Si nous adoptions pour l'achat public français les pratiques de l'achat public allemand, cela permettrait d'accroître de plus de 10 milliards d'euros le chiffre d'affaires de notre outil productif, dans le respect des textes européens actuels. Il faut le dire tel quel : il s'agit d'un choix de société. Souhaite-t-on redevenir une nation de production ? La prise de conscience doit venir de l'État mais aussi des consommateurs. Quand Arnaud Montebourg dit que l'on vote avec sa carte bleue, il n'a pas tort. Quand on consomme, on fait des choix. Il faut consommer moins, mais mieux...

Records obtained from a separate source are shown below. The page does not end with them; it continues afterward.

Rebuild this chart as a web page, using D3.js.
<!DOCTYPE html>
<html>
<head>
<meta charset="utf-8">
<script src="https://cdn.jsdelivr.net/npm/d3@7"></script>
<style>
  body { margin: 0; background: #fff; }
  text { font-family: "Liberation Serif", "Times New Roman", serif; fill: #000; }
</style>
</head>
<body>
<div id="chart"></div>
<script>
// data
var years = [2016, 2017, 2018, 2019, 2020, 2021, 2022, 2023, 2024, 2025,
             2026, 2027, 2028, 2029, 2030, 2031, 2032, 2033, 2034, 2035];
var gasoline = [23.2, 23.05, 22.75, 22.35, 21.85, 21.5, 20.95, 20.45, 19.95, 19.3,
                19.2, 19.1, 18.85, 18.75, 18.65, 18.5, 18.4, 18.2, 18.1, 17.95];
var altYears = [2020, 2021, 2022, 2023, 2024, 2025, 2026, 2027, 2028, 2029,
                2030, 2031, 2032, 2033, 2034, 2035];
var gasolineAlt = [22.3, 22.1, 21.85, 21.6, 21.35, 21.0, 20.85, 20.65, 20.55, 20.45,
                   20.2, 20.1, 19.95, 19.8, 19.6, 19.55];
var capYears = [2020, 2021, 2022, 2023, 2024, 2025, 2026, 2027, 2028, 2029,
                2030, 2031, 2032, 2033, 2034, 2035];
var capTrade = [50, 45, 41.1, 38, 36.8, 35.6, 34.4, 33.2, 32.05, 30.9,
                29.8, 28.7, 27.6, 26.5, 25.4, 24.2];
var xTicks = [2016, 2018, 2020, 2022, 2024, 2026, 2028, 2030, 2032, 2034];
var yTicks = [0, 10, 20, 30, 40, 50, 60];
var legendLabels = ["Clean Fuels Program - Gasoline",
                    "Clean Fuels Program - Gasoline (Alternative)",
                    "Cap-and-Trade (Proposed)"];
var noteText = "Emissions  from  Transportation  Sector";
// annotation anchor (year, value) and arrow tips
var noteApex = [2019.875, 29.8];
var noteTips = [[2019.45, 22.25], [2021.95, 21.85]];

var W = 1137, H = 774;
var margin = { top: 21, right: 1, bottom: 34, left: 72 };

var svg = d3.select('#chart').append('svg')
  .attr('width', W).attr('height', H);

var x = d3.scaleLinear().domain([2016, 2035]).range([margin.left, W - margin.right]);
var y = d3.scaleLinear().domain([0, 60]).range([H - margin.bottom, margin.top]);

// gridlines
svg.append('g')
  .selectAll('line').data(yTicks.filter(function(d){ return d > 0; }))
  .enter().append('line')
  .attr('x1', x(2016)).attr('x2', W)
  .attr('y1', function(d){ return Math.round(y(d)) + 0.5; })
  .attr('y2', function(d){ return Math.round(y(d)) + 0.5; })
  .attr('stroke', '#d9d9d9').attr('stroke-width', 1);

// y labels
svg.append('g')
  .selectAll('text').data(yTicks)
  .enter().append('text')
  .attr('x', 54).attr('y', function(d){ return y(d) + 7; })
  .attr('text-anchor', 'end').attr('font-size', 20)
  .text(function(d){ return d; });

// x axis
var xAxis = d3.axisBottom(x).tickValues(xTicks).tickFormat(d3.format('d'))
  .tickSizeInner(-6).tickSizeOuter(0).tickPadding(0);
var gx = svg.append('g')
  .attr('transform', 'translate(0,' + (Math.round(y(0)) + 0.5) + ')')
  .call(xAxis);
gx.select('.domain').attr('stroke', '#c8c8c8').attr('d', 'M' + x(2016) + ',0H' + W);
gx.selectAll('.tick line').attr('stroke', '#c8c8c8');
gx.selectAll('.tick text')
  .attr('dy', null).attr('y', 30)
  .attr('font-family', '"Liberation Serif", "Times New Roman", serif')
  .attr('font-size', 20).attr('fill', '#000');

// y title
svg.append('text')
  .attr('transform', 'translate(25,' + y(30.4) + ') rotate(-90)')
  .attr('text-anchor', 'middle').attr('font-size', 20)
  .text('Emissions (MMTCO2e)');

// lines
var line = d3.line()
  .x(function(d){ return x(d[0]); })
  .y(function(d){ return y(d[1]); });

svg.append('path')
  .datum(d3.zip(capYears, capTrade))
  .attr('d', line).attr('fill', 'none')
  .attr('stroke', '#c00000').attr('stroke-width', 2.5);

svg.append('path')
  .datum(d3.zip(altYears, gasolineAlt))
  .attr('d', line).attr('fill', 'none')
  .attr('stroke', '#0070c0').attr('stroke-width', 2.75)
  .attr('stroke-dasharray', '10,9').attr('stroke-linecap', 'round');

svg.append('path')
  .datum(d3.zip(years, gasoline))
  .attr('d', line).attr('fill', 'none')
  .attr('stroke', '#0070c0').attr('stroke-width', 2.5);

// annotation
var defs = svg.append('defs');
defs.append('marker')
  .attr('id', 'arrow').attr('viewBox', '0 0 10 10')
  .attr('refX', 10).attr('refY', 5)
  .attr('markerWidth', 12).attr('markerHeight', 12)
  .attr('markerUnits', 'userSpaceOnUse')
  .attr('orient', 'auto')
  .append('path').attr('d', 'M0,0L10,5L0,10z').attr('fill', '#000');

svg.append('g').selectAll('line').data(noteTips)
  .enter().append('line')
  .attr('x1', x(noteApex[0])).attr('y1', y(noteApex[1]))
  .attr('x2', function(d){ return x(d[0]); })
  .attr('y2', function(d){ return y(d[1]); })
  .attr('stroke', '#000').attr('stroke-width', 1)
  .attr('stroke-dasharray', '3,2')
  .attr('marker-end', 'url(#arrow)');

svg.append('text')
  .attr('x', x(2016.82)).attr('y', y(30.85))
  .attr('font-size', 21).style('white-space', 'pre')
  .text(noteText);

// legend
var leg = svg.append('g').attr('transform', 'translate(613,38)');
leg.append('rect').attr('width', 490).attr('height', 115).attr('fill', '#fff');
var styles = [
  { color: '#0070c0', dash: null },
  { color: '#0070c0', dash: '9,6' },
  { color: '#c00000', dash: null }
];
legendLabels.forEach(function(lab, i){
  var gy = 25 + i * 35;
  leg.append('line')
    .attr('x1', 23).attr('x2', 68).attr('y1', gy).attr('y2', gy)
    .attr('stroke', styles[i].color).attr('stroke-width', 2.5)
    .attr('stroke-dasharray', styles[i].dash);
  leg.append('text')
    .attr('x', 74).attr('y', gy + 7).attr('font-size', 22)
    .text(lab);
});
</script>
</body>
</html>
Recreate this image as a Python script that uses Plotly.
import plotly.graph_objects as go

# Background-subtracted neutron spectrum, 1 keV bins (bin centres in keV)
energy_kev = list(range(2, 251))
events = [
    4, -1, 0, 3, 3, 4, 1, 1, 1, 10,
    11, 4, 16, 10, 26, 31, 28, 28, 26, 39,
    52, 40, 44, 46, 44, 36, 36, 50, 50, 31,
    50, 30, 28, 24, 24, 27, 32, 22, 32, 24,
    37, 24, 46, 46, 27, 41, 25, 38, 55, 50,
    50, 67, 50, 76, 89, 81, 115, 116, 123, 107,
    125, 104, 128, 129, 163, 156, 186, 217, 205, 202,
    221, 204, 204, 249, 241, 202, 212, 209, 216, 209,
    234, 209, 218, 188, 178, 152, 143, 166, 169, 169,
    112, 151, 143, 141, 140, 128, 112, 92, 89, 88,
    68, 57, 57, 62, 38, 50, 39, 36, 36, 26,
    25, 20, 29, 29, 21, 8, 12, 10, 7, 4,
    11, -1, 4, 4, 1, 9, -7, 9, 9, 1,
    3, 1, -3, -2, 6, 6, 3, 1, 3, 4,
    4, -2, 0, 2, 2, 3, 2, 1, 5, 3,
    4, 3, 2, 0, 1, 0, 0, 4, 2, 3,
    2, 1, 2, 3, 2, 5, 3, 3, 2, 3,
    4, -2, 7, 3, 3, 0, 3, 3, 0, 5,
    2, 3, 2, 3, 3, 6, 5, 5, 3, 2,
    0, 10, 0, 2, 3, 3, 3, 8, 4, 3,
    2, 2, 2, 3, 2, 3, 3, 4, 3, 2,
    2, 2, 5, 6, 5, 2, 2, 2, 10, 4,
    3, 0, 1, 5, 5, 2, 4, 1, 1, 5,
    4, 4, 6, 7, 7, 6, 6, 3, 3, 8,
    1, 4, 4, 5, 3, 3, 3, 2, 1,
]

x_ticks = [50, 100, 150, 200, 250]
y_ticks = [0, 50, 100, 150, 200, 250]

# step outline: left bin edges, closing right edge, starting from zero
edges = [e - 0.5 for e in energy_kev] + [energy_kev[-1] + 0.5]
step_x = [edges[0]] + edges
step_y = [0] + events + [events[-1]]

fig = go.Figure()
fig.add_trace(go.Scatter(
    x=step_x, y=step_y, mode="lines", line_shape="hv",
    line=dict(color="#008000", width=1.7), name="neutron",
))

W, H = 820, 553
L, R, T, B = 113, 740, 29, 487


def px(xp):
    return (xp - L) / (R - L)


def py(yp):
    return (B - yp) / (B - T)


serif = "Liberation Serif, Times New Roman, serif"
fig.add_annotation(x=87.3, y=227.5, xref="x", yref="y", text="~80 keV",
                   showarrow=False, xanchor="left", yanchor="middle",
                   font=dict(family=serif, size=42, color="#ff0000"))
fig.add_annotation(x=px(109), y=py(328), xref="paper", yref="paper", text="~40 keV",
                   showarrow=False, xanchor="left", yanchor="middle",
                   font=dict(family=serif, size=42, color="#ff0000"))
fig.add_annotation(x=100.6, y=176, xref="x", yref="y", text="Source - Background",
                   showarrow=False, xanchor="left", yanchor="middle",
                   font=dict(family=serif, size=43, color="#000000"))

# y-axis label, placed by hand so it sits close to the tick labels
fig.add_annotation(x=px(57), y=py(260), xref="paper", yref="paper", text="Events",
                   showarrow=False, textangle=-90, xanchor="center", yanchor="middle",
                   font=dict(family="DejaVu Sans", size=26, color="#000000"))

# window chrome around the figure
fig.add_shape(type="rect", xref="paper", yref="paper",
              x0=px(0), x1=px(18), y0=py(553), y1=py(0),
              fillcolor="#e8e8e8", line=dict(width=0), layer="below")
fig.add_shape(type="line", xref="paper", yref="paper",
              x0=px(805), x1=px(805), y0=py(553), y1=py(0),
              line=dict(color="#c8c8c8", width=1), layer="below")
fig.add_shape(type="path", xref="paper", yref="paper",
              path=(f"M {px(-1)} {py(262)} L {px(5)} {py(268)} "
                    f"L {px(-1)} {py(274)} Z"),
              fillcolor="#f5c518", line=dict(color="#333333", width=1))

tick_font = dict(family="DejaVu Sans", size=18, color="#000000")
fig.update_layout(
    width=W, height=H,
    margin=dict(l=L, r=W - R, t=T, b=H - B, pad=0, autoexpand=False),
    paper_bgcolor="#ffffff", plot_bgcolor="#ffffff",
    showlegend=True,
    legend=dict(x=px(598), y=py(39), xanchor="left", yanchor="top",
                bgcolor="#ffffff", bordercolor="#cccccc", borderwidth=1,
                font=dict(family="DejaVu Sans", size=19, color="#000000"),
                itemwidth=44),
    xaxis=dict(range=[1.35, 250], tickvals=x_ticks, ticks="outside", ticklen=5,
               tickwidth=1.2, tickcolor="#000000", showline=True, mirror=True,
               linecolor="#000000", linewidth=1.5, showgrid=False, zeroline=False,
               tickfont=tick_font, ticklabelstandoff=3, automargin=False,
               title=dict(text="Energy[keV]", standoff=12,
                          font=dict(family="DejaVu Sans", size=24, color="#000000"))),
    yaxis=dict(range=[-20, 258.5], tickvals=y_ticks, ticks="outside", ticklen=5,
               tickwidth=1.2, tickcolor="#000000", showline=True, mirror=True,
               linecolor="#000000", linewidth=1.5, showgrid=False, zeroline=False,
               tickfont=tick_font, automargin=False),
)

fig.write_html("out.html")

Pourquoi l'État ne prend-il pas en compte cette option de commande publique ?
Tout d'abord, il y a un problème de formation de nos acheteurs publics. Et puis, on ne voit pas suffisamment le coût caché des délocalisations. On pâtit également de nos excès de normes françaises. Nous sommes le seul pays en Europe à avoir des acheteurs publics responsables pénalement durant un an de leur choix. Cela les incite à justifier leurs achats par le prix uniquement.
Pensez-vous qu'avec les mesures prises par le président américain, cela puisse accélérer les prises de décision ?
L'élection de Trump provoque un certain électrochoc : on peut à présent réfléchir à davantage de protectionnisme. En France, nous avons des chercheurs, nous devons rattraper notre retard en matière de robotisation, et nous devons nous mettre en capacité de produire de nouveau en France, avec plus de volume. Nous avons au sein de nos territoires de véritables pépites qui démontrent que nous pouvons redevenir très compétitifs. Par exemple, je pense au groupe spécialisé en aérostructure ACI. Il faut se rappeler qu'un emploi dans l'industrie crée trois autres emplois. Nous devons rassembler tout le monde sur cette question de l'industrialisation. Ce type d'initiatives mérite d'être soutenu par l'État. Il faut construire des projets sur des volumes, pour créer des économies d'échelle et regagner en compétitivité. L'envie est là, dans les territoires. Il ne manque que le signal politique.
Quel lien établissez-vous entre industrie et service ?
Ils sont totalement liés. Un emploi industriel génère en moyenne trois emplois directs dans les services. C'est une chaîne. L'industrie est la colonne vertébrale de notre économie. Il faut une volonté transpartisane pour porter ce sujet. C'est un enjeu de souveraineté, mais aussi de cohésion sociale. Relancer l'industrie, c'est faire renaître l'ascenseur social, donner de nouveaux débouchés, redonner sa valeur au travail. On parle souvent du burn-out dans les services : on le retrouve beaucoup moins dans l'industrie.
Dans les conditions actuelles, peut-on croire à une vraie réindustrialisation de la France ?
Oui, mais à condition de s'en donner les moyens. Nous devons sortir du déni, reconnaître que le dumping chinois et le protectionnisme américain nous mettent en difficulté. Il faut repenser nos stratégies, nos formations, notre vision de la compétitivité. La réindustrialisation devra être décarbonée, bien sûr, mais elle devra aussi être économiquement viable. Nous avons une formidable carte à jouer, si nous savons faire les bons choix.